Gibernau led into turn one ahead of the #46, but Biaggi would pass his countryman on lap two and Rossi was soon in the unfamiliar situation of having the likes of Yamaha team-mates Carlos Checa and Marco Melandri blast past him.
Rossi's M1 simply never looked comfortable on the soaking circuit and after a few relatively minor warnings from the rear wheel, Vale was thrown out of the seat on lap 12 of 27 when his machine tried to highside him.
Although he managed to save it, the mistake cost Rossi fourth as Alex Barros shot past and - after re-passing a fading Checa - Valentino would spend the remainder of the race trying to hold position.
Rossi's lack of pace left Melandri as top Yamaha and although dropped by the top two Hondas, the Tech 3 rider would hold a strong third until - with 8 laps to go - he fell from what would have been his first MotoGP podium, handing the position to Barros.

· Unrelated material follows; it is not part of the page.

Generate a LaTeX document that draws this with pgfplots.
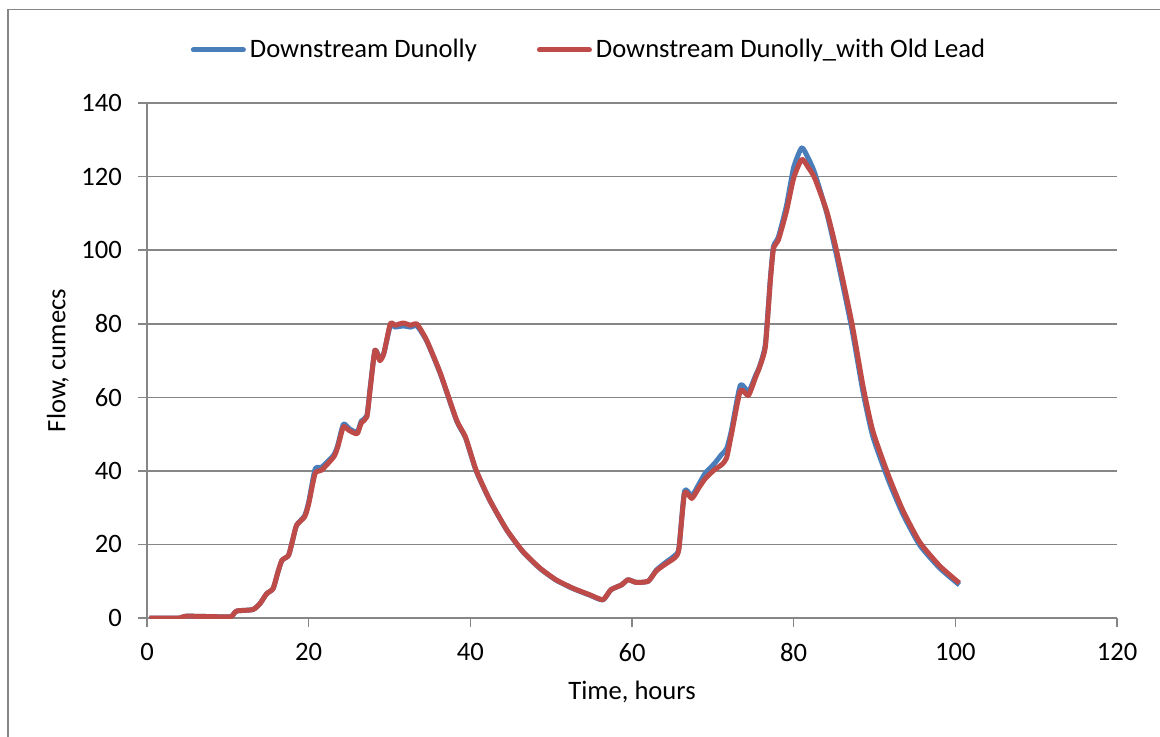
\documentclass[border=0pt]{standalone}
\usepackage{pgfplots}
\pgfplotsset{compat=1.18}
\usepackage{pgfplotstable}
\usepackage{fontspec}
\setmainfont{Carlito}

\definecolor{serblue}{HTML}{4A7EBB}
\definecolor{serred}{HTML}{BE4B48}
\definecolor{gridgray}{HTML}{868686}

% red series (with old lead)
\pgfplotstableread{
x y
0.3 0
4 0
4.9 0.5
9.8 0.3
10.5 0.5
11.1 1.9
13.1 2.3
14 4
14.8 6.6
15.6 8
16.2 12.5
16.7 15.7
17.5 17
18 21
18.5 25.2
19.5 27.5
20 31
20.8 39.3
21.6 40.2
23.1 43.8
23.6 46.5
24.3 52
25 51
26 50.1
26.5 53
27.2 54.7
27.6 62
28.2 72.8
28.8 70
29.3 71.9
30.1 80
30.7 79.6
31.7 80.2
32.6 79.6
33.4 79.9
34.6 75.5
36.3 66.5
38.3 53.8
39.4 49.2
40.7 40.3
42.4 32.1
44.5 24
46.5 18.1
48.6 13.6
50.6 10.4
52.7 8.1
54.8 6.3
56.4 5
57.4 7.7
58.7 9
59.5 10.4
60.5 9.7
62 10
63 12.8
64.1 14.6
65.3 16.4
65.8 18.7
66.5 33.9
67.4 32.5
68.3 35.5
69.1 38
70.2 40.3
71.1 41.7
71.7 43.5
72.3 49.9
73.4 61.8
74.4 60.5
75.3 65.5
75.8 68.3
76.5 73.8
77.1 91.2
77.5 100.4
78.1 102.7
79.1 110.5
80 119.6
81 124.7
81.8 122.5
82.6 119.6
84.1 110.5
85.3 99.9
87.2 80.2
88.6 62.8
89.8 50.8
91.7 38.9
93.5 29.3
95.6 20.6
98.1 14.1
100.5 9.5
}\oldlead

% blue series
\pgfplotstableread{
x y
0.3 0
4 0
4.9 0.5
9.8 0.3
10.5 0.5
11.1 1.9
13.1 2.3
14 4
14.8 6.6
15.6 8
16.2 12.5
16.7 15.7
17.5 17
18 21
18.5 25.2
19.5 27.8
20 31.5
20.8 40.5
21.6 41
23.1 44.3
23.6 47
24.3 52.7
25 51.5
26 50.5
26.5 53.5
27.2 55
27.6 62.5
28.2 72.8
28.8 70.5
29.3 72
30.1 79.5
30.7 79.1
31.7 79.4
32.6 79.1
33.4 79.4
34.6 75.3
36.3 66.3
38.3 53.6
39.4 49
40.7 40.1
42.4 32
44.5 23.9
46.5 18
48.6 13.5
50.6 10.3
52.7 8
54.8 6.2
56.4 4.9
57.4 7.7
58.7 9
59.5 10.4
60.5 9.7
62 10
63 13
64.1 15
65.3 17
65.8 19
66.5 34.5
67.4 33.2
68.3 36.5
69.1 39.5
70.2 42
71.1 44.5
71.7 46
72.3 51
73.4 63.3
74.4 61.5
75.3 66
75.8 68.5
76.5 74.5
77.1 92
77.5 101
78.1 103.5
79.1 112
80 122.5
81 127.8
81.8 125
82.6 121
84.1 110
85.3 98.6
87.2 78.6
88.6 61.2
89.8 49.3
91.7 37.6
93.5 28.3
95.6 19.8
98.1 13.5
100.5 9
}\base

\begin{document}
\begin{tikzpicture}[font=\fontsize{13.3}{16}\selectfont]
\useasboundingbox (0pt,0pt) rectangle (580pt,-368pt);
\draw[gridgray, line width=0.8pt] (4pt,-370pt) -- (4pt,-4.75pt) -- (582pt,-4.75pt);
\begin{axis}[
    at={(73.5pt,-309pt)}, anchor=south west,
    scale only axis,
    width=485pt, height=257.5pt,
    xmin=0, xmax=120, ymin=0, ymax=140,
    xtick={0,20,...,120}, ytick={0,20,...,140},
    axis x line*=bottom, axis y line*=left,
    axis line style={gridgray, line width=0.8pt, -},
    tick align=outside, major tick length=4.5pt,
    tick style={gridgray, line width=0.8pt},
    xticklabel style={yshift=-4.5pt},
    yticklabel style={xshift=-4.5pt},
    ymajorgrids, grid style={gridgray, line width=0.8pt},
    /pgf/number format/assume math mode=true,
    xlabel={Time, hours}, ylabel={Flow, cumecs},
    xlabel style={at={(axis description cs:0.5,-0.1437)}, anchor=center},
    ylabel style={at={(axis description cs:-0.0918,0.5)}, anchor=center},
    legend columns=2,
    legend style={draw=none, fill=none, at={(axis description cs:0.4567,1.103)}, anchor=center,
        /tikz/every even column/.append style={column sep=28pt},
        font=\fontsize{13.3}{16}\selectfont},
    legend image code/.code={\draw[#1, line cap=round] (1.25pt,0pt) -- (26.25pt,0pt);},
]
\addplot[serblue, line width=2.5pt, line join=round, smooth, tension=0.35] table[x=x, y=y] {\base};
\addlegendentry{Downstream Dunolly}
\addplot[serred, line width=2.5pt, line join=round, smooth, tension=0.35] table[x=x, y=y] {\oldlead};
\addlegendentry{Downstream Dunolly\_with Old Lead}
\end{axis}
\end{tikzpicture}
\end{document}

Not that Melandri was alone in falling; the treacherous nature of the circuit meant that Ruben Xaus, Troy Bayliss and Shane Byrne all fell into retirement within the first two laps, while the likes of Capirossi and Fabrizio would run off track before taking the chequered flag.
Meanwhile, having shadowed Gibernau right from lap one, Biaggi outbraked the Catalan for the lead at the halfway point – just as even more rain began to fall. Whether Max simply felt the time was right to pass or was worried that the race would be red flagged remains uncertain, but he would keep the lead for just one lap before running wide and losing the position.
Despite that mistake, Biaggi remained locked to the #15's rear wheel as the pair pulled further and further away from field - and with eight laps remaining the battling duo held a 27secs lead over third placed Barros. That would almost double by the end.